Sequence based on arithmetic and geometric means problem

Let 0 < y_{1} < x_{1} and set

x_{n+1} = (1/2)(x_{n} + y_{n}) and y_{n+1} = sqrt(x_{n}y_{n})

Prove that 0 < x_{n+1} - y_{n+1} < (x_{1} - y_{1})/2^{n} for n in **N**

Provided solution:

x_{n+1} - y_{n+1 }= (1/2)(x_{n} + y_{n}) - sqrt(x_{n}y_{n}) < (1/2)(x_{n} + y_{n}) - y = (1/2)(x_{n} - y_{n})

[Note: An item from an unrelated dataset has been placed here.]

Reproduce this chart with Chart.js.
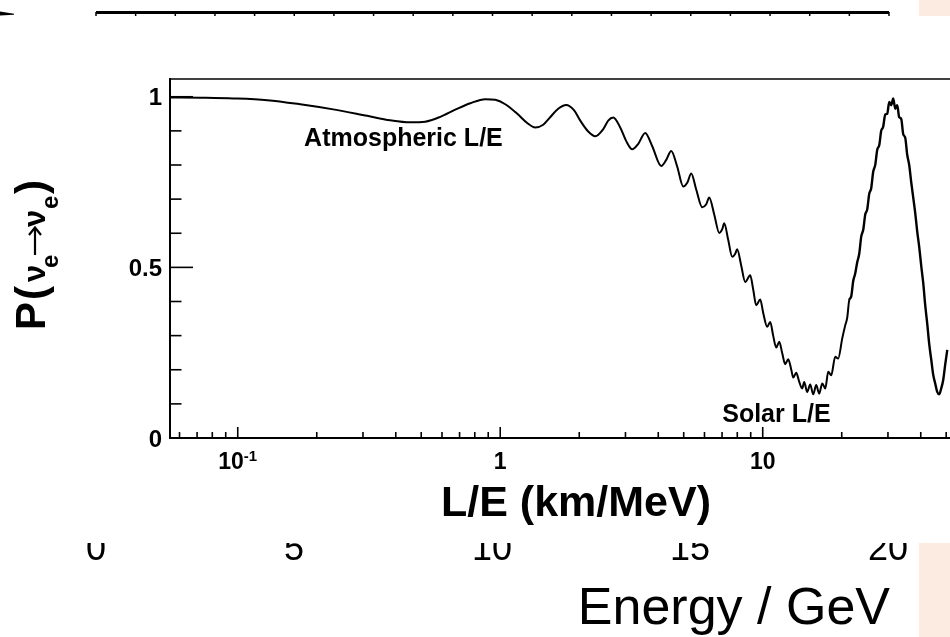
<!DOCTYPE html>
<html lang="en">
<head>
<meta charset="UTF-8">
<title>Electron neutrino survival probability</title>
<script src="https://cdn.jsdelivr.net/npm/chart.js"></script>
<style>
  html, body { margin: 0; padding: 0; background: #fff; overflow: hidden; }
  canvas { display: block; }
</style>
</head>
<body>
<canvas id="probChart" width="950" height="637"></canvas>
<script>
// L/E (km/MeV) and survival probability P(nu_e -> nu_e)
const leValues = [
  0.0552, 0.072, 0.0961, 0.1295, 0.173, 0.2311, 0.3113, 0.381, 0.454, 0.518,
  0.591, 0.674, 0.769, 0.877, 0.957, 1.045, 1.161, 1.267, 1.359, 1.458,
  1.55, 1.663, 1.783, 1.913, 2.018, 2.164, 2.301, 2.469, 2.579, 2.695,
  2.865, 3.02, 3.184, 3.356, 3.567, 3.794, 4.105, 4.29, 4.481, 4.724,
  4.98, 5.158, 5.342, 5.58, 5.883, 6.093, 6.254, 6.535, 6.829, 7.011,
  7.134, 7.391, 7.65, 7.857, 7.993, 8.283, 8.577, 8.962, 9.2, 9.445,
  9.783, 10.04, 10.4, 10.68, 10.96, 11.26, 11.56, 11.87, 12.18, 12.51,
  12.84, 13.07, 13.42, 13.77, 14.14, 14.39, 14.77, 15.17, 15.57, 15.99,
  16.41, 16.86, 17.31, 17.77, 18.24, 18.89, 19.39, 20.09, 20.62, 20.98,
  21.36, 21.74, 22.12, 22.51, 22.91, 23.32, 23.73, 24.15, 24.58, 25.01,
  25.45, 25.9, 26.36, 26.83, 27.31, 27.79, 28.28, 28.77, 29.29, 29.81,
  30.34, 30.87, 31.42, 31.98, 32.54, 33.11, 33.71, 34.3, 34.91, 35.52,
  36.15, 36.79, 37.44, 38.1, 38.78, 39.46, 40.16, 40.87, 41.59, 42.34,
  43.09, 43.85, 44.63, 45.41, 46.22, 47.04, 47.86, 48.71, 49.57, 50.47
];
const survivalProb = [
  0.998, 0.997, 0.995, 0.990, 0.978, 0.963, 0.944, 0.931, 0.925, 0.927,
  0.941, 0.962, 0.981, 0.993, 0.991, 0.978, 0.950, 0.923, 0.910, 0.918,
  0.940, 0.965, 0.976, 0.960, 0.930, 0.898, 0.884, 0.905, 0.930, 0.939,
  0.910, 0.870, 0.846, 0.862, 0.894, 0.855, 0.797, 0.815, 0.841, 0.795,
  0.737, 0.748, 0.775, 0.728, 0.676, 0.685, 0.705, 0.655, 0.601, 0.612,
  0.629, 0.580, 0.531, 0.540, 0.553, 0.505, 0.457, 0.477, 0.435, 0.389,
  0.406, 0.367, 0.326, 0.340, 0.300, 0.265, 0.282, 0.248, 0.216, 0.231,
  0.201, 0.177, 0.191, 0.165, 0.145, 0.164, 0.135, 0.157, 0.128, 0.155,
  0.130, 0.160, 0.145, 0.194, 0.184, 0.238, 0.233, 0.292, 0.330, 0.352,
  0.404, 0.415, 0.460, 0.482, 0.515, 0.540, 0.590, 0.610, 0.655, 0.670,
  0.715, 0.732, 0.780, 0.800, 0.845, 0.858, 0.900, 0.912, 0.948, 0.950,
  0.985, 0.975, 0.995, 0.965, 0.975, 0.940, 0.935, 0.890, 0.880, 0.830,
  0.800, 0.750, 0.705, 0.660, 0.605, 0.560, 0.505, 0.455, 0.390, 0.335,
  0.275, 0.230, 0.185, 0.160, 0.135, 0.128, 0.145, 0.170, 0.215, 0.258
];

// axis ticks
const xMajorTicks = [0.1, 1, 10];
const xMajorLabels = [['10', '-1'], ['1', ''], ['10', '']];
const xMinorTicks = [0.06, 0.07, 0.08, 0.09, 0.2, 0.3, 0.4, 0.5, 0.6, 0.7, 0.8, 0.9,
  2, 3, 4, 5, 6, 7, 8, 9, 20, 30, 40, 50];
const yMajorTicks = [0, 0.5, 1];
const yMajorLabels = ['0', '0.5', '1'];
const yMinorTicks = [0.1, 0.2, 0.3, 0.4, 0.6, 0.7, 0.8, 0.9];

// energy axis of the figure lying underneath
const energyLabels = ['0', '5', '10', '15', '20'];

const SANS = '"Liberation Sans", Arial, Helvetica, sans-serif';

function seg(c, x1, y1, x2, y2) {
  c.beginPath();
  c.moveTo(x1, y1);
  c.lineTo(x2, y2);
  c.stroke();
}

const rootFrame = {
  id: 'rootFrame',
  beforeDraw(chart) {
    const c = chart.ctx;
    c.save();
    c.fillStyle = '#fff';
    c.fillRect(0, 0, chart.width, chart.height);

    // bits of the underlying figure
    c.fillStyle = '#fbebe1';
    c.fillRect(919, 0, 31, 16);
    c.fillRect(919, 543, 31, 94);

    c.fillStyle = '#000';
    c.font = `36px ${SANS}`;
    c.textAlign = 'center';
    c.textBaseline = 'alphabetic';
    energyLabels.forEach((t, i) => c.fillText(t, 96 + i * 198, 560));
    c.font = `52px ${SANS}`;
    c.textAlign = 'right';
    c.fillText('Energy / GeV', 890, 624);

    // white pad on top of it
    c.fillStyle = '#fff';
    c.fillRect(0, 16, chart.width, 527);

    c.strokeStyle = '#000';
    c.lineWidth = 3;
    seg(c, 96, 12.5, 889, 12.5);
    c.lineWidth = 1.5;
    for (let i = 0; i <= 20; i++) {
      const x = 96 + i * 39.65;
      seg(c, x, 12, x, 16);
    }
    // tail of a stroke cut off at the left edge
    c.fillStyle = '#000';
    c.beginPath();
    c.moveTo(0, 11.5);
    c.lineTo(14, 13.8);
    c.lineTo(14, 14.8);
    c.lineTo(0, 15.5);
    c.closePath();
    c.fill();
    c.restore();
  },
  afterDatasetsDraw(chart) {
    const c = chart.ctx;
    const a = chart.chartArea;
    const xs = chart.scales.x;
    const ys = chart.scales.y;
    c.save();
    c.strokeStyle = '#000';
    c.fillStyle = '#000';

    // frame
    c.lineWidth = 1.3;
    seg(c, a.left, a.top, a.right, a.top);
    c.lineWidth = 2;
    seg(c, a.left, a.top - 1, a.left, a.bottom + 1);
    seg(c, a.left - 1, a.bottom, a.right, a.bottom);

    // inward ticks
    c.lineWidth = 1.6;
    yMajorTicks.forEach(v => { const y = ys.getPixelForValue(v); seg(c, a.left, y, a.left + 23, y); });
    yMinorTicks.forEach(v => { const y = ys.getPixelForValue(v); seg(c, a.left, y, a.left + 11.5, y); });
    xMajorTicks.forEach(v => { const x = xs.getPixelForValue(v); seg(c, x, a.bottom, x, a.bottom - 11); });
    xMinorTicks.forEach(v => { const x = xs.getPixelForValue(v); seg(c, x, a.bottom, x, a.bottom - 6); });

    // y tick labels
    c.font = `bold 24px ${SANS}`;
    c.textAlign = 'right';
    c.textBaseline = 'middle';
    yMajorTicks.forEach((v, i) => c.fillText(yMajorLabels[i], 162, ys.getPixelForValue(v) + 2));

    // x tick labels with optional exponent
    c.textAlign = 'left';
    c.textBaseline = 'alphabetic';
    xMajorTicks.forEach((v, i) => {
      const [base, exp] = xMajorLabels[i];
      c.font = `bold 23px ${SANS}`;
      const wb = c.measureText(base).width;
      c.font = `bold 15px ${SANS}`;
      const we = exp ? c.measureText(exp).width : 0;
      const x0 = xs.getPixelForValue(v) - (wb + we) / 2;
      c.font = `bold 23px ${SANS}`;
      c.fillText(base, x0, 469);
      if (exp) {
        c.font = `bold 15px ${SANS}`;
        c.fillText(exp, x0 + wb, 461);
      }
    });

    // curve annotations
    c.font = `bold 25px ${SANS}`;
    c.fillText('Atmospheric L/E', xs.getPixelForValue(0.179), ys.getPixelForValue(0.855));
    c.fillText('Solar L/E', xs.getPixelForValue(7.01), ys.getPixelForValue(0.047));

    // x title
    c.font = `bold 43px ${SANS}`;
    c.textAlign = 'center';
    c.fillText('L/E (km/MeV)', 576, 516);

    // y title, rotated, built piece by piece for the subscripts
    c.translate(45, 330);
    c.rotate(-Math.PI / 2);
    c.textAlign = 'left';
    const put = (txt, u, size, dy) => {
      c.font = `bold ${size}px ${SANS}`;
      c.fillText(txt, u, dy);
    };
    put('P', 0, 42, 0);
    put('(', 30, 42, 0);
    put('\u03bd', 48, 31, 0);
    put('e', 62, 24, 13);
    put('\u03bd', 103, 31, 0);
    put('e', 121, 24, 13);
    put(')', 136, 42, 0);
    // the arrow between the two neutrinos
    c.lineWidth = 2.2;
    seg(c, 75, -10, 102, -10);
    c.beginPath();
    c.moveTo(95, -16);
    c.lineTo(102.5, -10);
    c.lineTo(95, -4);
    c.stroke();
    c.restore();
  }
};

const points = leValues.map((x, i) => ({ x: x, y: survivalProb[i] }));

new Chart(document.getElementById('probChart').getContext('2d'), {
  type: 'line',
  data: {
    datasets: [{
      data: points,
      borderColor: '#000',
      borderWidth: 2,
      pointRadius: 0,
      fill: false,
      cubicInterpolationMode: 'monotone',
      segment: {
        borderWidth: ctx => ctx.p0.parsed.x > 21 ? 2.4 : 2
      }
    }]
  },
  options: {
    responsive: false,
    animation: false,
    events: [],
    layout: { padding: { left: 170, top: 79, right: 0, bottom: 199 } },
    plugins: {
      legend: { display: false },
      tooltip: { enabled: false }
    },
    scales: {
      x: { type: 'logarithmic', min: 0.0552, max: 51.7, display: false },
      y: { type: 'linear', min: 0, max: 1.052, display: false }
    }
  },
  plugins: [rootFrame]
});
</script>
</body>
</html>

Hence by induction and by the fact that 0 < y_{n} < x_{n} for n in **N, **0 < x_{n+1} - y_{n+1} < (x_{1} - y_{1})/2^{n }

What I do not understand is the last part of this explanation. I understand that, by induction, x_{n+1} - y_{n+1} < (x_{1} - y_{1})/2, but why 2^{n}?

Thanks in advance.

Re: Sequence based on arithmetic and geometric means problem

Simple, \[x_{n+1} - y_{n+1} = (1/2)(x_{n} - y_{n})\], and since \[(x_{n} - y_{n}) = 1/2 * (x_{n-1} - y_{n-1})\], \[x_{n+1} - y_{n+1} = (1/2)(x_{n} - y_{n}) = 1/2* 1/2 * (x_{n-1} - y_{n-1}) = 1/4 * (x_{n-1} - y_{n-1} \], and so on. Got the idea?

Salahuddin

Maths online

Re: Sequence based on arithmetic and geometric means problem

Hey lm1988.

You have x_(n+1) - y_(n+1) < 1/2(x_n - y_n), but this means x_(n) - y(n) < 1/2(x_(n-1) - y_(n-1)) which means x_(n+1) - y_(n+1) < 1/2^2(x_(n-1) - y(n-1)) and if you repeat this until you get x1 - y1 you get that result.

So basically you have to chain these together.